La fiction è finta. Ciò che è finto non sempre inganna, ma la fiction inganna sempre e comunque. La fiction si oppone alla storia: la storia è una storia di storie, che nascono da esperienze e azioni ed emozioni e sogni di un’umanità che attraversa il divenire; la fiction assomiglia a una storia, ma non nasce da alcuna umanità. La Sicilia decalcomanica di Montalbano non nasce da alcuna esperienza: è astratta, sordidamente astratta in quanto irradia la malizia spottistica dell’inganno. La storia di storie è il mito vissuto da un’umanità che nasce invecchia e muore e si perpetua nella tragedia e nella commedia di un tempo protratto; la fiction è una parodia della storia umana, tutta asservita a un vecchio sogno del Potere, che è quello di non farci sognare per tenerci tranquilli e imbambolati, tubi digerenti che pappano il pop corn della loro funebre semivita, catatonica, catodica, cazzutissima.

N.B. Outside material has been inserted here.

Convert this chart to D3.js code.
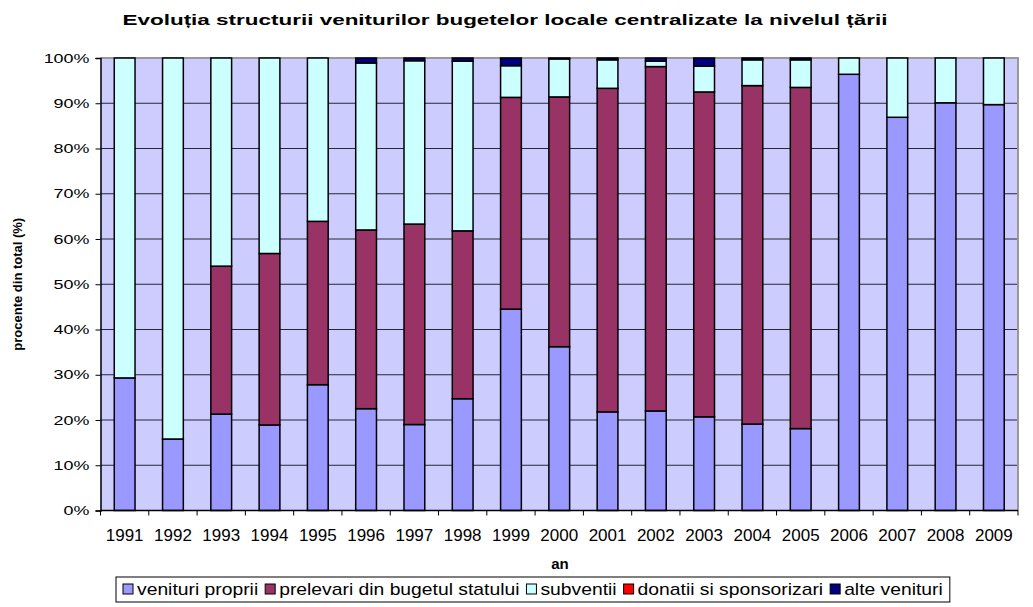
<!DOCTYPE html>
<html>
<head>
<meta charset="utf-8">
<script src="https://cdn.jsdelivr.net/npm/d3@7"></script>
<style>
  body { margin: 0; background: #fff; }
  svg { display: block; font-family: "Liberation Sans", Arial, sans-serif; }
</style>
</head>
<body>
<div class="chart"></div>
<script>
// data (percent of total)
const years = ["1991","1992","1993","1994","1995","1996","1997","1998","1999","2000",
               "2001","2002","2003","2004","2005","2006","2007","2008","2009"];
const venituriProprii = [29.3, 15.8, 21.3, 18.9, 27.8, 22.5, 19.0, 24.7, 44.5, 36.2,
                         21.8, 22.0, 20.7, 19.1, 18.1, 96.4, 86.9, 90.1, 89.7];
const prelevari = [0, 0, 32.7, 37.9, 36.1, 39.5, 44.3, 37.1, 46.8, 55.2,
                   71.5, 76.1, 71.8, 74.8, 75.4, 0, 0, 0, 0];
const subventii = [70.7, 84.2, 46.0, 43.2, 36.1, 36.9, 36.1, 37.5, 7.0, 8.4,
                   6.3, 1.2, 5.7, 5.7, 6.1, 3.6, 13.1, 9.9, 10.3];
const donatii = [0, 0, 0, 0, 0, 0, 0, 0, 0, 0, 0, 0, 0, 0, 0, 0, 0, 0, 0];
const alteVenituri = [0, 0, 0, 0, 0, 1.1, 0.6, 0.7, 1.7, 0.2,
                      0.4, 0.7, 1.8, 0.4, 0.4, 0, 0, 0, 0];
const yTicks = [0, 10, 20, 30, 40, 50, 60, 70, 80, 90, 100];

const seriesNames = ["venituri proprii", "prelevari din bugetul statului", "subventii",
                     "donatii si sponsorizari", "alte venituri"];
const seriesKeys = ["proprii", "prelevari", "subventii", "donatii", "alte"];
const colors = ["#9999FF", "#993366", "#CCFFFF", "#FF0000", "#000080"];

// table for d3.stack
const table = years.map((yr, i) => ({
  an: yr,
  proprii: venituriProprii[i],
  prelevari: prelevari[i],
  subventii: subventii[i],
  donatii: donatii[i],
  alte: alteVenituri[i]
}));

const width = 1033, height = 607;
const margin = {top: 58, right: 15, bottom: 96.5, left: 100.5};

const svg = d3.select(".chart").append("svg")
  .attr("width", width)
  .attr("height", height);

const x = d3.scaleBand()
  .domain(years)
  .range([margin.left, width - margin.right])
  .paddingInner(0.57)
  .paddingOuter(0.285);

const y = d3.scaleLinear()
  .domain([0, 100])
  .range([height - margin.bottom, margin.top]);

// plot area
svg.append("rect")
  .attr("x", margin.left).attr("y", margin.top)
  .attr("width", width - margin.right - margin.left)
  .attr("height", y(0) - y(100))
  .attr("fill", "#CCCCFF");

// gridlines
svg.append("g")
  .selectAll("line")
  .data(yTicks.filter(d => d > 0 && d < 100))
  .join("line")
  .attr("x1", margin.left).attr("x2", width - margin.right)
  .attr("y1", d => y(d)).attr("y2", d => y(d))
  .attr("stroke", "#000").attr("stroke-width", 1).attr("opacity", 0.8);

// top + right border
svg.append("path")
  .attr("d", `M${margin.left},${y(100)}H${width - margin.right}V${y(0)}`)
  .attr("fill", "none").attr("stroke", "#999").attr("stroke-width", 2);

// stacked bars
const stack = d3.stack().keys(seriesKeys);
const layers = stack(table);

svg.append("g")
  .selectAll("g")
  .data(layers)
  .join("g")
  .attr("fill", (d, i) => colors[i])
  .selectAll("rect")
  .data(d => d.filter(p => p[1] - p[0] > 0))
  .join("rect")
  .attr("x", d => x(d.data.an))
  .attr("y", d => y(d[1]))
  .attr("width", x.bandwidth())
  .attr("height", d => y(d[0]) - y(d[1]))
  .attr("stroke", "#000")
  .attr("stroke-width", 1.5);

// y axis
const yAxis = svg.append("g")
  .attr("transform", `translate(${margin.left},0)`)
  .call(d3.axisLeft(y).tickValues(yTicks).tickFormat(d => d + "%").tickSize(5).tickPadding(6));
yAxis.select(".domain").attr("stroke", "#000").attr("stroke-width", 1.5);
yAxis.selectAll("text")
  .attr("font-size", 13)
  .attr("fill", "#000")
  .attr("font-family", "Liberation Sans, Arial, sans-serif")
  .attr("transform", "scale(1.38,1)")
  .attr("x", -11 / 1.38);

// x axis, ticks between the categories
const xAxisG = svg.append("g")
  .attr("transform", `translate(0,${y(0)})`);
xAxisG.append("line")
  .attr("x1", margin.left).attr("x2", width - margin.right)
  .attr("stroke", "#000").attr("stroke-width", 1.5);
const step = x.step();
xAxisG.selectAll("line.tk")
  .data(d3.range(years.length + 1))
  .join("line")
  .attr("class", "tk")
  .attr("x1", i => margin.left + i * step)
  .attr("x2", i => margin.left + i * step)
  .attr("y1", 0).attr("y2", 5)
  .attr("stroke", "#000");
xAxisG.selectAll("text")
  .data(years)
  .join("text")
  .attr("x", d => x(d) + x.bandwidth() / 2)
  .attr("y", 30)
  .attr("text-anchor", "middle")
  .attr("font-size", 17)
  .text(d => d);

// titles
svg.append("text")
  .attr("x", 505).attr("y", 25)
  .attr("text-anchor", "middle")
  .attr("font-weight", "bold")
  .attr("font-size", 15)
  .attr("textLength", 765)
  .attr("lengthAdjust", "spacingAndGlyphs")
  .text("Evoluția structurii veniturilor bugetelor locale centralizate la nivelul țării");

svg.append("text")
  .attr("x", 560).attr("y", 569)
  .attr("text-anchor", "middle")
  .attr("font-weight", "bold")
  .attr("font-size", 15)
  .text("an");

svg.append("text")
  .attr("transform", `translate(22,${(y(0) + y(100)) / 2}) rotate(-90)`)
  .attr("text-anchor", "middle")
  .attr("font-weight", "bold")
  .attr("font-size", 13)
  .text("procente din total (%)");

// legend (text is a bit wider than normal in the original)
const legend = svg.append("g").attr("transform", "translate(116,577)");
const legBox = legend.append("rect")
  .attr("height", 25).attr("fill", "#fff")
  .attr("stroke", "#000").attr("stroke-width", 1);
const stretch = 1.135;
let lx = 7;
seriesNames.forEach((name, i) => {
  legend.append("rect")
    .attr("x", lx).attr("y", 7)
    .attr("width", 10).attr("height", 10)
    .attr("fill", colors[i]).attr("stroke", "#000");
  const t = legend.append("text")
    .attr("x", lx + 14).attr("y", 18)
    .attr("font-size", 17)
    .text(name);
  const w = t.node().getComputedTextLength() * stretch;
  t.attr("textLength", w).attr("lengthAdjust", "spacingAndGlyphs");
  lx += 14 + w + 7;
});
legBox.attr("width", lx);
</script>
</body>
</html>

La Sicilia di Battiato è un’esperienza del sogno che ha attraversato lo sguardo di un’infanzia sicula e mitologica, vera, storica, una coincidenza miracolosa che capita all’artista, quando fa incrociare la storia dell’umanità con la specola di se stesso. La Sicilia di Montalbano (come, del resto, il grano meridionale dell’ultimo Salvatores) è la cattiva imitazione di quel sogno: cattiva non tanto perché è di qualità discutibile, quanto perché esprime il male, che è l’antiumanità della fiction stessa, la scimmia dell’uomo.